Nigel is the nice one of the family, and also the one with talent. He falls in love with Portia, a Puritan girl who loves theater and they bond over that, but of course her dad hates all of this/is probably gay. They are a cute couple. Shakespeare is going through a bout of writer's block and is definitely interested in stealing Nigel's work, and dresses up in the 1590's equivalent of a fat suit to play "Toby Bunch," and audition for Nick's company and try to get Nigel's script.
We see the plot of "Omelet: The Musical." It's about as bad as you think it is, with people dancing around in egg and omelet costumes and recycling whatever other musical tidbits Nostradamus could fish up (the uncle is named "Scar"). Somehow this leads to everyone being dragged before the magistrate Falstaff and debating whether or not they will be beheaded.
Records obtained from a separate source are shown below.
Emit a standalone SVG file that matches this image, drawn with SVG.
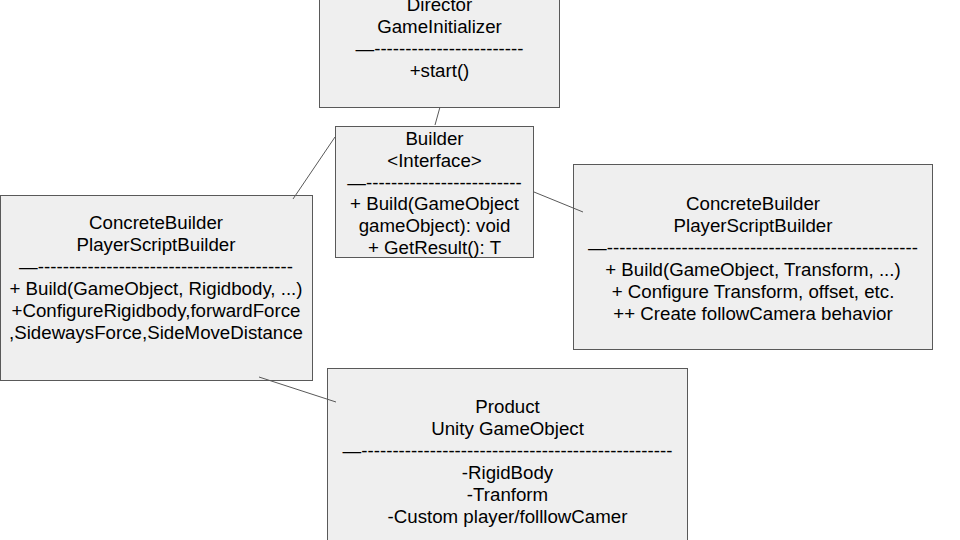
<svg xmlns="http://www.w3.org/2000/svg" width="960" height="540" viewBox="0 0 960 540">
<style>
.box{fill:#efefef;stroke:#595959;stroke-width:1}
.t{font-family:"Liberation Sans",Arial,sans-serif;font-size:18.7px;fill:#000;text-anchor:middle}
.c{stroke:#595959;stroke-width:1;fill:none}
</style>
<rect width="960" height="540" fill="#fff"/>
<g id="director">
<rect class="box" x="319.5" y="-10" width="240" height="117.5"/>
<text class="t" x="439.5" y="11">Director</text>
<text class="t" x="439.5" y="33">GameInitializer</text>
<text class="t" x="439.5" y="55">—------------------------</text>
<text class="t" x="439.5" y="77">+start()</text>
</g>
<g id="builder">
<rect class="box" x="335.5" y="126.5" width="198" height="131"/>
<text class="t" x="434.5" y="145">Builder</text>
<text class="t" x="434.5" y="167">&lt;Interface&gt;</text>
<text class="t" x="434.5" y="189">—-------------------------</text>
<text class="t" x="434.5" y="210">+ Build(GameObject</text>
<text class="t" x="434.5" y="232">gameObject): void</text>
<text class="t" x="434.5" y="254">+ GetResult(): T</text>
</g>
<g id="concrete-left">
<rect class="box" x="0.5" y="195.5" width="312" height="185"/>
<text class="t" x="156" y="229">ConcreteBuilder</text>
<text class="t" x="156" y="251">PlayerScriptBuilder</text>
<text class="t" x="156" y="273">—-----------------------------------------</text>
<text class="t" x="156" y="295">+ Build(GameObject, Rigidbody, ...)</text>
<text class="t" x="156" y="317">+ConfigureRigidbody,forwardForce</text>
<text class="t" x="156" y="339">,SidewaysForce,SideMoveDistance</text>
</g>
<g id="concrete-right">
<rect class="box" x="573.5" y="164.5" width="359" height="185"/>
<text class="t" x="753" y="210">ConcreteBuilder</text>
<text class="t" x="753" y="232">PlayerScriptBuilder</text>
<text class="t" x="753" y="254">—--------------------------------------------------</text>
<text class="t" x="753" y="276">+ Build(GameObject, Transform, ...)</text>
<text class="t" x="753" y="298">+ Configure Transform, offset, etc.</text>
<text class="t" x="753" y="320">++ Create followCamera behavior</text>
</g>
<g id="product">
<rect class="box" x="327.5" y="368.5" width="360" height="185"/>
<text class="t" x="507.5" y="413">Product</text>
<text class="t" x="507.5" y="435">Unity GameObject</text>
<text class="t" x="507.5" y="457">—--------------------------------------------------</text>
<text class="t" x="507.5" y="479">-RigidBody</text>
<text class="t" x="507.5" y="501">-Tranform</text>
<text class="t" x="507.5" y="523">-Custom player/folllowCamer</text>
</g>
<g id="connectors">
<line class="c" x1="440" y1="107" x2="435" y2="125"/>
<line class="c" x1="335" y1="137" x2="293" y2="199"/>
<line class="c" x1="534" y1="192" x2="583" y2="212"/>
<line class="c" x1="259" y1="377" x2="336" y2="402"/>
</g>
</svg>
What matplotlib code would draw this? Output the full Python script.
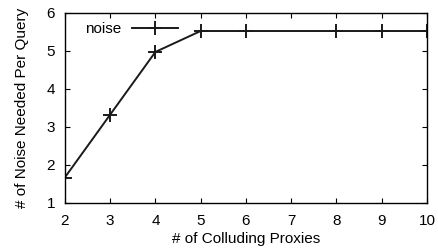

I haven't mentioned Nick's wife Bea yet. Bea is awesome. Bea, unlike her husband, gets to work, will take the literal shittiest of jobs if need be, will scrape up cabbages for dinner off the street, and outright says she wants to be Nick's right hand man. It's reminding me of "You And Me (But Mostly Me)" in some ways. Nick says Bea can't act, but Bea dresses up as various dudes and gets jobs and stuff. At this point in the play, Bea dresses up as a lawyer* and manages to get Shakespeare to testify to only get them all deported instead. Portia decides to leave with them all.
* NOT Portia...weird.
The play ends with the nice people in America performing a musical about Nigel and Nick's childhood and them finding out that Shakespeare's new play is Hamlet.
It was fun, overall. (Mom slept through it again.) I really liked Bea and wished she got more respect and more of a plot. Nigel is also very nice, as is Portia, and I liked all of those people. I did not like Nick very much, though. He's not bad, but he's not super awesome either and when Bea starts singing about how Nick would always be there for him, I'm all "not so sure about that." He seems pretty self-absorbed and wanky. He also thinks Bea and Shakespeare can't act but both of them fool him. Girl deserves better. Shakespeare is a hoot though.
So, fun fluff musical, I suppose.
After that, I went home and watched "Cat Bowl" on Hallmark Channel, which is apparently a first because they are trying to get adult cats adopted. Dear lord, they have Cameron Mathison and Allison Sweeney being enthusiastic as heck about calling this made up "game" where it has rules like "If a cat gets into the giant hamster ball and rolls it in the right direction, it's a touchdown!" If a cat gets into the tube, it's a touchdown! In the end, it was a "double touchdown" and the teams tied. And all the celebrity guests--Boomer Esiason, Rebecca Romjin, Rodney Peete, Dean Cain, Beth Stern (I did not know Howard Stern was involved in animal raising...or Hallmark), etc. were cheerful as fuck. You gotta give 'em credit for Selling It, I suppose.
Alas, I could not watch Kitten Bowl the next day, as I had to drive home in the nasty storm so Mom could go to Roger's Super Bowl party with the 60 inch television.